Leo Lins foi condenado por propagar piadas que “fomentam a violência verbal e a intolerância” em show de humor gravado em 2022, em Curitiba, e divulgado nas redes sociais. A sentença, da 3ª Vara Criminal Federal de São Paulo, também impõe ao comediante o pagamento de multa e indenização por danos morais coletivos. Sua defesa está recorrendo.
Segundo a Justiça, o vídeo intitulado “Perturbador” contém declarações preconceituosas contra negros, obesos, idosos, pessoas com HIV, indígenas, homossexuais, judeus, nordestinos, evangélicos e pessoas com deficiência. A gravação chegou a três milhões de visualizações e foi suspensa do YouTube em agosto de 2023.

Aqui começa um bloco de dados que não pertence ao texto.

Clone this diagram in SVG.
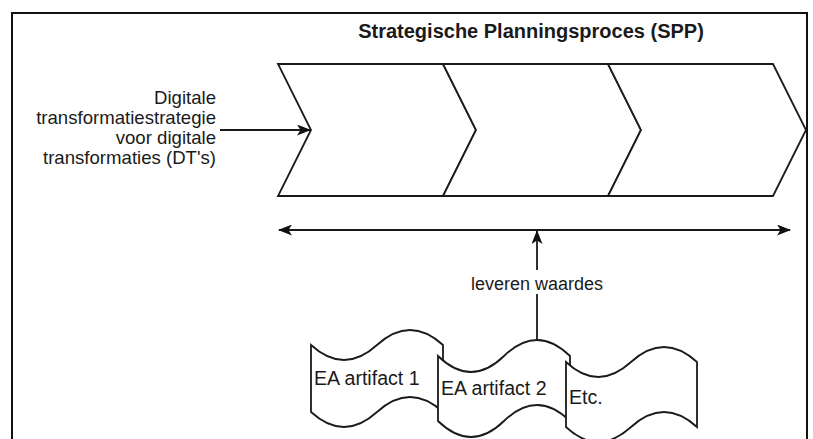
<svg xmlns="http://www.w3.org/2000/svg" width="813" height="439" viewBox="0 0 813 439">
  <style>
    .shape { fill: #ffffff; stroke: #1a1a1a; stroke-width: 1.8; stroke-linejoin: miter; }
    .line { fill: none; stroke: #1a1a1a; stroke-width: 1.8; }
    .txt { font-family: "Liberation Sans", Arial, Helvetica, sans-serif; fill: #1a1a1a; }
  </style>
  <defs>
    <marker id="arrow" viewBox="0 0 14 11" refX="13" refY="5.5" markerWidth="14" markerHeight="11" markerUnits="userSpaceOnUse" orient="auto-start-reverse">
      <path d="M0,0 L14,5.5 L0,11 L3.5,5.5 Z" fill="#111"/>
    </marker>
  </defs>

  <rect width="813" height="439" fill="#ffffff"/>

  <!-- outer frame (open at the bottom) -->
  <path d="M12,440 V13 H807 V440" fill="none" stroke="#111" stroke-width="2"/>

  <!-- title -->
  <g id="title">
    <text class="txt" x="531" y="38" font-size="20" font-weight="bold" text-anchor="middle">Strategische Planningsproces (SPP)</text>
  </g>

  <!-- process steps -->
  <g id="step1">
    <path class="shape" d="M278,64 H443 L476,130 L443,196 H278 L311,130 Z"/>
  </g>
  <g id="step2">
    <path class="shape" d="M443,64 H608 L641,130 L608,196 H443 L476,130 Z"/>
  </g>
  <g id="step3">
    <path class="shape" d="M608,64 H773 L806,130 L773,196 H608 L641,130 Z"/>
  </g>

  <!-- input label -->
  <g id="input" class="txt" font-size="18.6" text-anchor="end">
    <text x="216" y="104">Digitale</text>
    <text x="216" y="124">transformatiestrategie</text>
    <text x="216" y="144">voor digitale</text>
    <text x="216" y="164">transformaties (DT's)</text>
  </g>

  <!-- artifacts (tape shapes) -->
  <g id="artifact1">
    <path class="shape" d="M311,345 Q344,375 377,345 Q410,315 443,345 L443,412 Q410,382 377,412 Q344,442 311,412 Z"/>
    <text class="txt" x="314" y="385" font-size="19.6">EA artifact 1</text>
  </g>
  <g id="artifact2">
    <path class="shape" d="M438,356 Q471,388 504,356 Q537,324 570,356 L570,421 Q537,389 504,421 Q471,453 438,421 Z"/>
    <text class="txt" x="441" y="395" font-size="19.6">EA artifact 2</text>
  </g>
  <g id="artifact3">
    <path class="shape" d="M566,362 Q598,392 631,362 Q664,332 697,362 L697,427 Q664,397 631,427 Q598,457 566,427 Z"/>
    <text class="txt" x="569" y="404" font-size="19.6">Etc.</text>
  </g>

  <!-- connectors -->
  <g id="connectors">
    <line class="line" x1="220" y1="130" x2="310" y2="130" marker-end="url(#arrow)"/>
    <line class="line" x1="279" y1="230" x2="790" y2="230" marker-start="url(#arrow)" marker-end="url(#arrow)"/>
    <line class="line" x1="537" y1="340" x2="537" y2="231" marker-end="url(#arrow)"/>
    <rect x="470" y="270" width="135" height="24" fill="#ffffff"/>
    <text class="txt" x="537" y="290" font-size="18" text-anchor="middle">leveren waardes</text>
  </g>
</svg>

Em seu show atual, Leo Lins mostra que polêmica e transgressão podem vender até mais ingressos do que humor. “A intenção de toda piada é fazer rir. Por isso, procuro não me importar que algumas figuras da Justiça me enxerguem como um criminoso. Prefiro enxergá-los como divulgadores do meu trabalho. Quanto mais tentam me calar, mais ouvido eu sou. Até surdo já me escuta”, finaliza.
“A sentença que me condena põe todo mundo na cadeia. Todos, todos. Aí começaram a pegar piadas, por exemplo, do Paulo Gustavo. Que tinha piada de gordo, de negro, de deficiente. Alguém cancelou o Paulo Gustavo? Fora o Covid?”
“Tem alguns atores que fazem isso. Você pode, por exemplo, adotar um bebê preto. Cidadania sai na hora, já tem o black card. E tem que ser da África, porque rico gosta de coisa exótica, né? Quero um bebê da Eritreia. Eritreia é o país na África com o maior número de casos de aids do mundo. Isso aí é para calar a boca dos preconceituosos que acham que só gay passa Aids. Os negros também”.
“Qual a semelhança entre o padre e a moeda? Os dois podem parar na boca de uma criança. Tá vendo? Pedofilia é um crime hediondo. Coisa terrível. Não tem graça nenhuma. Piada sobre pedofilia pode ter”.
“Sabe qual é a sigla que eles estão propondo agora? LGBTQQCIAAPF2K+. A única coisa que eu entendi é o +, que é ‘soropositivo’. O negócio virou um código de vídeo game. Eu tenho até medo de digitar no computador e pow: ‘você desbloqueou o ânus’”.
“Hoje as coisas mudaram. Se depender do Carrefour, não vai ter negro nem comprando. É o ‘CarreFührer’ (em analogia à palavra alemã Führer, que significa “líder”, enquanto faz a saudação nazista). Essa foto ia dar uma merda agora. Nesse momento eu ia me f* muito”.